Soon after meeting up with Mike from Gemtree, he had made some calls and I was zooming up the hill to see the first person on my list… Justin McNamee of Samuel’s Gorge up on top of the Seaview Ridge overlooking…well pretty much overlooking the whole region!

The stunning view from Samuel’s Gorge on Seaview Ridge

The place immediately felt a bit different, a beautiful old barn on top of a hill with stunning views. Sharing many of the same attributes as his barn, Justin was welcoming, full of character and slightly ragged around the edges. We sat and chatted about the history of the project, his bubbling enthusiasm totally addictive. Before starting out here, he spent years fine tuning his art making world class wines here in McLaren Vale, at Tatachilla Wines, one of the oldest producers in the region. Then in 2003 he spotted this decrepit old barn and set about bringing it back to life, and getting hold of authentic old apparatus like his two slate sided open-top fermenters – virtually museum pieces, but great at naturally regulating temperature.

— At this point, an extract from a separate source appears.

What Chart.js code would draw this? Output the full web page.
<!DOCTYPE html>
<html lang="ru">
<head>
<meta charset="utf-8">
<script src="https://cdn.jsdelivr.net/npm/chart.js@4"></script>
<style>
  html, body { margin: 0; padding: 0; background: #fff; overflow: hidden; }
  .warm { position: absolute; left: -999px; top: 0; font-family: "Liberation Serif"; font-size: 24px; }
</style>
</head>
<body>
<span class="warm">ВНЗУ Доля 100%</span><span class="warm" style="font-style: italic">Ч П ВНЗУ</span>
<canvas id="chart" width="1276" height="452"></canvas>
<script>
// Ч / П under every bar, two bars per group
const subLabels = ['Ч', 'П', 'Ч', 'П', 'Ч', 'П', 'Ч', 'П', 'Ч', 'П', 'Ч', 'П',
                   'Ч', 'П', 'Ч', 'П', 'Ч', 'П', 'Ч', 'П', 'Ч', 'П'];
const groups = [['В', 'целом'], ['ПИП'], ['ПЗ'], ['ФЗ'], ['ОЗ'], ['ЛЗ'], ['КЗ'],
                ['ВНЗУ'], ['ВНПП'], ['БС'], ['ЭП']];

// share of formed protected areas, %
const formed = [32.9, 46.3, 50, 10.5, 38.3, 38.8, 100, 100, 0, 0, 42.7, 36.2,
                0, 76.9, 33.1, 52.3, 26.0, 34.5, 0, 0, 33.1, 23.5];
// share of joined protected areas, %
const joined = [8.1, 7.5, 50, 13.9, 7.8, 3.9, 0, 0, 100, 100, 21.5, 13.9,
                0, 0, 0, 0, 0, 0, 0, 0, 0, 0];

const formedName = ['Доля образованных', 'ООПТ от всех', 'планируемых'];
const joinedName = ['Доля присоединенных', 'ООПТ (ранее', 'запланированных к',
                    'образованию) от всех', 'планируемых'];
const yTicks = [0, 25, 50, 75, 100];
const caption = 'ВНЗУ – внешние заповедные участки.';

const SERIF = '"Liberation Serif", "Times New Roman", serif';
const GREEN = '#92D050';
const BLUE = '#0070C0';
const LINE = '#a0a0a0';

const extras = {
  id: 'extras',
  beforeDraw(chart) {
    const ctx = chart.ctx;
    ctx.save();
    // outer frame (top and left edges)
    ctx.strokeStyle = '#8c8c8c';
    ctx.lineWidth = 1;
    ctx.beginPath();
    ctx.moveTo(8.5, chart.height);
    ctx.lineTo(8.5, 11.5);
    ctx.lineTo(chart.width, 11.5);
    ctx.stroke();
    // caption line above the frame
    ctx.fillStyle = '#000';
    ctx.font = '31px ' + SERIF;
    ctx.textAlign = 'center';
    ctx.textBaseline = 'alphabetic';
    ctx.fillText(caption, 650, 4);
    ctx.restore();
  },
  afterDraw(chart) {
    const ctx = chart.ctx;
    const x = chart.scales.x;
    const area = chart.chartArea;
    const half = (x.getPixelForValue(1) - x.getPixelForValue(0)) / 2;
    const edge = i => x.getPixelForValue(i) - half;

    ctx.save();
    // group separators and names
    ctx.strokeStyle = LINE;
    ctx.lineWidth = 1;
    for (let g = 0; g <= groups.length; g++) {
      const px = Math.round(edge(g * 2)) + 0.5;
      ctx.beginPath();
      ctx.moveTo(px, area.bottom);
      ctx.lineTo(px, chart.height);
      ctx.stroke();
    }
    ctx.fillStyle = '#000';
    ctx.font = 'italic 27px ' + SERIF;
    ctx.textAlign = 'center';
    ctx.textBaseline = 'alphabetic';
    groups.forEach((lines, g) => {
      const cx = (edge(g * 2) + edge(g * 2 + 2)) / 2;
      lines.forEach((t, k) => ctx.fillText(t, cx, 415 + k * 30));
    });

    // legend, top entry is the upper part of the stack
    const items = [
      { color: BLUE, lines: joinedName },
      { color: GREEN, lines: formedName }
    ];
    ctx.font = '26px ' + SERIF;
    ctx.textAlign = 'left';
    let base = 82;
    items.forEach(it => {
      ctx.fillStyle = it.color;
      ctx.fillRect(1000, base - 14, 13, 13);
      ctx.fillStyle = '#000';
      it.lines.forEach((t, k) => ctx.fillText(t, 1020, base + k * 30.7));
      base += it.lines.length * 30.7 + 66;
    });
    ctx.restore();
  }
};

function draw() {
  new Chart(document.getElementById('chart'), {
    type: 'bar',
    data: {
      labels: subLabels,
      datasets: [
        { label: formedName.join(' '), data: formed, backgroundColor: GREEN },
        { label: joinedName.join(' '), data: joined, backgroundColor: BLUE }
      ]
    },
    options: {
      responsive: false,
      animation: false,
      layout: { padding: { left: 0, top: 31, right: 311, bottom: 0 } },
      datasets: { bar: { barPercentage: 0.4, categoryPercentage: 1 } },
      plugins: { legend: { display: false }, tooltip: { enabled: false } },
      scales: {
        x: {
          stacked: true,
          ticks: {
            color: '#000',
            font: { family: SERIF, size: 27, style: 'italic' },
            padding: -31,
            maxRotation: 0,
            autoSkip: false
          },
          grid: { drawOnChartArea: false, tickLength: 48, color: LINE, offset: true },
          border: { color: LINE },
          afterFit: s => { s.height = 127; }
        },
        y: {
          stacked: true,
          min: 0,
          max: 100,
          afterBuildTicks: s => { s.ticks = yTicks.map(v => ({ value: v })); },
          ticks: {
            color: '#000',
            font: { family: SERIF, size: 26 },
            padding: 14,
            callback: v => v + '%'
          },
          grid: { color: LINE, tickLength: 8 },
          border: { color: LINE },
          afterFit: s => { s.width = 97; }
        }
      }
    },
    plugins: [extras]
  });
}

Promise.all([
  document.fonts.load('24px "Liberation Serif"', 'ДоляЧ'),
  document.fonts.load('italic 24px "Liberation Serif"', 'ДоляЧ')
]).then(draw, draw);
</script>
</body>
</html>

We went for a walk into the vines along the ridge, most of the fruit Justin uses is bought in, from growers he knows and trusts after years in the region, he knows where to go to get good grapes. But it’s also about assembling the wine, looking out from our vantage point, we can see the different subregions of McLaren Vale, with quite different soil types and varying influences of the sun and coastal winds. Within the McLaren Vale region, there are so many completely different geological types, Shiraz brought in from these different subregions will bring different characteristics to the blend.

Justin McNamee at Samuel’s Gorge

Samuel’s Gorge has only three different wines: Shiraz, Grenache and Tempranillo, all varietal, but with grapes brought in from all over the region to give their different characteristics. Justin makes his wines not necessarily as block-busting medal-winners, which will often need to have some sort of extreme characteristic that will make it stick out in a from the hundreds of wines judges might be tasting. These kind of wines can often be a bit too massive to sit well on a wine list in a restaurant though, as they will simply overpower any food. So Justin makes his wines with the sommelier in mind, and as a result has found favour with many restranteurs.

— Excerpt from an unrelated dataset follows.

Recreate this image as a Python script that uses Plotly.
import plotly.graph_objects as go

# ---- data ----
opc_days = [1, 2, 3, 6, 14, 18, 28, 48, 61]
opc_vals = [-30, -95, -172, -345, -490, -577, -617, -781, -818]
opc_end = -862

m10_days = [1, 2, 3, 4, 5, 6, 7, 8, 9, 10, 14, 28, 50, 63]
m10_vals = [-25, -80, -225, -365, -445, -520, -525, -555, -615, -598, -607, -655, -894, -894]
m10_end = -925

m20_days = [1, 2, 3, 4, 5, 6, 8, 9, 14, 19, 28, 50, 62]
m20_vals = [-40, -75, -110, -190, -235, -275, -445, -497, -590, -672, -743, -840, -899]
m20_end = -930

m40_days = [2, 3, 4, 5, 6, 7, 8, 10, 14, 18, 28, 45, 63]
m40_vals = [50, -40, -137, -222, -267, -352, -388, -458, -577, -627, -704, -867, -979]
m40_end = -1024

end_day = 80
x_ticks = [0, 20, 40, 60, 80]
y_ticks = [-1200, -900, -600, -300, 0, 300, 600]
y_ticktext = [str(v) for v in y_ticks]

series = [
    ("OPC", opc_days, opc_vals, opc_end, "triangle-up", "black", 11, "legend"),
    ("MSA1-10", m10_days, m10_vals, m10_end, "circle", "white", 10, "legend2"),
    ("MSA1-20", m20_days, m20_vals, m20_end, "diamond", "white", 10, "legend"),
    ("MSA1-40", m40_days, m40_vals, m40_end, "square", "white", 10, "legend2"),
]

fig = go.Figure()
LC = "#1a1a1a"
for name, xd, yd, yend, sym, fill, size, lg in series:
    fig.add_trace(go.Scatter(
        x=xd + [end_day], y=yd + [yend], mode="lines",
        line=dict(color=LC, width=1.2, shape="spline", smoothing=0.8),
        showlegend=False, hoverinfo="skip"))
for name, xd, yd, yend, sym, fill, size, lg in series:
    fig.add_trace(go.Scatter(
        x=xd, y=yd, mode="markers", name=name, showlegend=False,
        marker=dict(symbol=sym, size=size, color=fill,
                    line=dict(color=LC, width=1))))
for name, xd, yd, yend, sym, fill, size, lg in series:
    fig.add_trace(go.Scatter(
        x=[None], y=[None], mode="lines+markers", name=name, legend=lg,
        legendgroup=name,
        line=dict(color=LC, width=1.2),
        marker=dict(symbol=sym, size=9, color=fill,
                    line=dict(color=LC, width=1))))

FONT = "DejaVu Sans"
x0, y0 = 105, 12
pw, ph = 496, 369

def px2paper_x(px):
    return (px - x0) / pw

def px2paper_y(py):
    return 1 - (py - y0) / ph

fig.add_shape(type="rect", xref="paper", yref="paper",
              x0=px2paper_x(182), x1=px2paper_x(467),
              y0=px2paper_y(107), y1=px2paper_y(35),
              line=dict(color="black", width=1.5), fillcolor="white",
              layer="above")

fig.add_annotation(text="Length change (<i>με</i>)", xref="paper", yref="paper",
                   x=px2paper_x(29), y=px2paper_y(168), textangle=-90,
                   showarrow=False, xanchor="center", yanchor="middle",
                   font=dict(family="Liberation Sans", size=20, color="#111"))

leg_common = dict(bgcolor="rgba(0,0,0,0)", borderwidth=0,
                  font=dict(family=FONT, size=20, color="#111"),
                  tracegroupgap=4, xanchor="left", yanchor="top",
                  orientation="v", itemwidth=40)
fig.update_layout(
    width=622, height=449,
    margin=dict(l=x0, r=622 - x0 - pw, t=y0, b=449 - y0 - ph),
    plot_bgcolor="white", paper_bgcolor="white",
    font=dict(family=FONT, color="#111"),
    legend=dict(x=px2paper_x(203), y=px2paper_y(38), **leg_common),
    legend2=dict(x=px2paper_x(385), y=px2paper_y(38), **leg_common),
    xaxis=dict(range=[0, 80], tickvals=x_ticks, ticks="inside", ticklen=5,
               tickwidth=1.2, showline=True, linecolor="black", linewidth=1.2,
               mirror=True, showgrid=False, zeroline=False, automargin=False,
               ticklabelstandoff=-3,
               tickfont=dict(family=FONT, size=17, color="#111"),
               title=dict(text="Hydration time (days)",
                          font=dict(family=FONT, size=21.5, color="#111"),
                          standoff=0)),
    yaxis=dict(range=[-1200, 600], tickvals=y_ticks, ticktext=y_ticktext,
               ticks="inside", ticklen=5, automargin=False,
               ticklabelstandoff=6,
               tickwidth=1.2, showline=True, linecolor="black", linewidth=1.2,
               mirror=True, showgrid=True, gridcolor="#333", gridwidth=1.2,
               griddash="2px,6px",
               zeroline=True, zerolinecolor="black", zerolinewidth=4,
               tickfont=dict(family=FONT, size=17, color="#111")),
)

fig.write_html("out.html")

At the cellar door there are also a couple of ‘Golding’ whites which he makes for the Golding family who own the vines in Lenswood (Adelaide hills). As the Tempranillo was sold out when I visited, that left only four wines, and as they were all so good, here’s what I thought of them all…

Golding ‘The Local’ Lenswood Sauvignon Blanc 2007

A complex new world style of Sauvignon, fresh and zesty, with gentle aromatic blossom on the nose and herbaceous palate with a bit of cheese rind savoury character, tasty.

Golding ‘Billy goat hill’ Lenswood Chardonnay 2005

Lovely toasty oak that sits delicately on the citrus and pineapple acidity. A really complex, layered wine with a long clean finish and another dusting of toast at the finish.

Samuel’s Gorge Grenache 2005

Justin is another advocate of Grenache as a quality grape in the McLaren Vale, as it has been grown here for over 120 years. As Justin puts it, “Grenache is like warm climate Pinot Noir – and even more difficult to get in harmony”

This one, quoting directly from my scruffy tasting notes is, Balanced style – not over alchoholic or thin (as Grenache often is) Earthy plum – rich but not jammy.

That in my eyes makes this one of the most successful Grenaches I’ve had, but the French have been using it as a serious grape for centuries… Chateauneuf-du-Pape is usually Grenache dominated, and the ‘Bernadine’ by Chapoutier is 100% Grenache (and lovely – especially the 2001…)

And best for last…

Samuel’s Gorge Shiraz 2005

On the nose a deep dark fruit core under a softer feeling mellowness, as well as all that, there is something a little harder – a smoky earthiness giving weight. The palate has deep fruit, which is not stodgy or cloying thanks to the earthy texture and slightly savoury character that will keep the someliers happy! With so much going on, it must be the assemblage of all those different parcels that makes this such a complex wine – top notch! and pretty affordable at $35

As Samuel’s Gorge is such a new label, the production is pretty small, but if you can find any, you’ll do well to stock up and as well as drinking fantastic wines you will be supporting a ‘real’ and passionate winery.